La mesa, como todos los años, era espectacular, allí estábamos todos, mis tres hermanos, mis padres mi abuela, mi perra, el Chuli, el Cabra, el Pa…( si Carmina Ordóñez levantara la cabeza) todos esperando a que comenzara el programa de Martes y Trece y sus famosos chascarrillos.

Se escuchaban los gritos, las risas, los villancicos de todos los vecinos. La felicidad se respiraba en el ambiente. Quiero recordar en este punto que llevaba los rulos puesto, era mi primera nochevieja en Madrid con los amigos, objetivo: rizar el pelo como sea.

22:00 horas.

Se acabaron los entrantes, sí, una hora de reloj comiendo entrantes. Listo el plato principal. Hambre, ninguno, pero cualquiera le decía a mi madre que los 20 kilos de filetes se los comiera ella. Por un momento pensé en tirarlos por el balcón como si fuera confeti, habría sido divertido ver a la dueña de la bodega, esa que vendía pan, chuches, ponía copas, te afilaba los cuchillos y te hacía reformas en casa si me apuras, con un buen filete en la cara, que imagen más entrañable.

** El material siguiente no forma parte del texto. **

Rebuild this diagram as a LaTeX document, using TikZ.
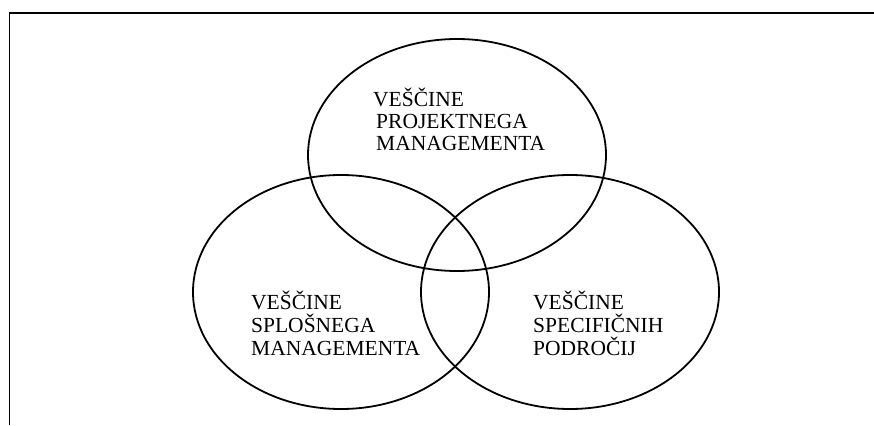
\documentclass[tikz,border=0pt]{standalone}
\usepackage{fontspec}
\setmainfont{Liberation Serif}
\begin{document}
\begin{tikzpicture}[x=1pt,y=-1pt,
  ring/.style={draw=black,line width=1.8pt},
  frameline/.style={draw=black,line width=1.8pt},
  skill/.style={inner sep=0pt,align=left,anchor=base west,
    font=\fontsize{21.5}{23}\selectfont}]
\useasboundingbox (0,0) rectangle (874,425);
% outer frame: only top and left edges are visible
\coordinate (fl) at (9.5,425);
\coordinate (ftl) at (9.5,13);
\coordinate (ftr) at (874,13);
\draw[frameline] (fl) -- (ftl) -- (ftr);
% three overlapping skill areas
\draw[ring] (457,155) ellipse [x radius=149, y radius=116];
\draw[ring] (341,292) ellipse [x radius=148, y radius=117];
\draw[ring] (570,292) ellipse [x radius=149, y radius=117];
% labels (anchored at the baseline of their last line)
\node[skill,font=\fontsize{21.5}{22}\selectfont] (proj) at (373,150) {VEŠČINE\\\hspace{3pt}PROJEKTNEGA\\\hspace{3pt}MANAGEMENTA};
\node[skill] (splo) at (251,355) {VEŠČINE\\SPLOŠNEGA\\MANAGEMENTA};
\node[skill] (spec) at (533,355) {VEŠČINE\\SPECIFIČNIH\\PODROČIJ};
\end{tikzpicture}
\end{document}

La fiesta se animaba y en este punto quiero decir, que hay cosas que un adolescente no olvida nunca, como ver a tu padre haciendo de corista y tu madre encima de una silla imitando a Tina Turner. Los psicólogos con estas cosas se frotan las manos.

23:00 horas.

Ya se escuchan los petardos. Como todos los años, en mi barrio era tradición tirar treinta petardos por segundo, el que tiraba veintinueve era un «pringao». El dicho de «te gastas el dinero en cohetes» plasmaba la realidad más aplastante de los quehaceres rutinarios de villayuventus.

De pronto, mi hermano pequeño, con la inocencia que le caracterizaba pronunció en alto algo que todos queríamos obviar:

-Huele a humo.

Y comenzó el juego. Antes de continuar, me gustaría hacer hincapié al hecho de que seguía con los rulos puestos.

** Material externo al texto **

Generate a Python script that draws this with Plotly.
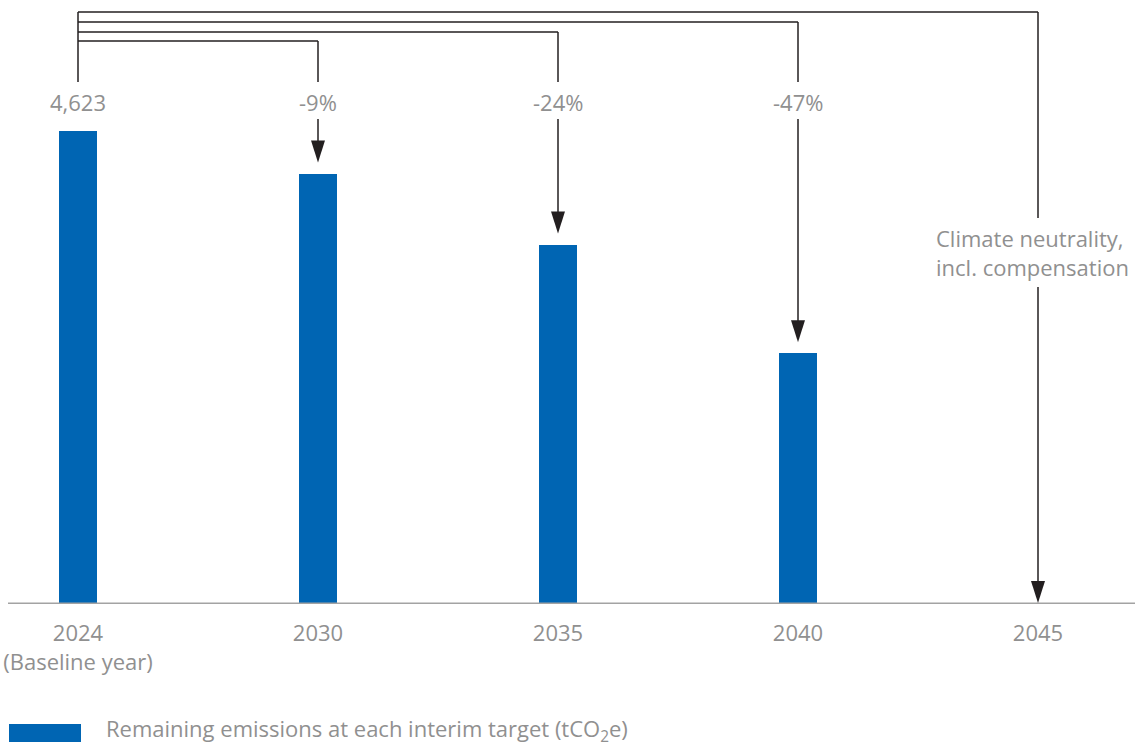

El olor cada vez era más fuerte, aporrearon nuestra puerta y… ¡fuego!, ¡fuego!. El acto de tirar petardos de balcón a balcón, es directamente proporcional al grado mínimo de cociente intelectual de mis queridos vecinos. A media hora de que nos dieran las uvas, creamos una estrategia perfecta de desalojo. Se escuchan las sirenas, los bomberos rodearon todo el vecindario. Mi abuela fue la primera en bajar hasta la calle, aseguro que a día de hoy sigo pensando que tiene súper poderes, ¿cómo una persona tan mayor ha sido capaz de bajar a tanta velocidad desde un cuarto sin ascensor?. A mí me gritaron, «¡coge lo más necesario y corre !. Así que, con mis rulos puestos, agarré a mi perra y mi maravilloso y fantástico vestido de noche vieja.

A la que bajé las escaleras, me crucé con el bombero más atractivo, alto, guapo, fuerte y morboso que había visto nunca, le puse ojitos y morritos, y con voz sensual le dije:

-Mañana, ¿nos tomamos un café?.

Conseguí bajar las cuatro plantas y salir a la calle. Y, ¡allí estábamos todos como en familia!: el lotero, la panadera, la de la tienda de ropa hortera, la de la pastelería, el presidente de la comunidad y, resumiendo, todos los vecinos del barrio boquiabiertos contemplando el incendio.

Cuando salí de mi asombro, después de tirarme un cuarto de hora transmitiendo con todo detalle los sucesos que nos acontecían, me di cuenta que estaba en la calle, con unas mallas, las zapatillas de estar por casa, mi bata de invierno y los rulos puestos, pero tenía en mis manos mi maravilloso y fantástico vestido de noche vieja. Y entre las carcajadas de mis vecinos (doy gracias a que, por aquel entonces, la tecnología no había evolucionado como en los tiempos de hoy, seguramente, mi video estaría entre los tres más vistos del mundo) grite:

-¡Ya se puede quemar la manzana entera, que yo, esta noche salgo¡.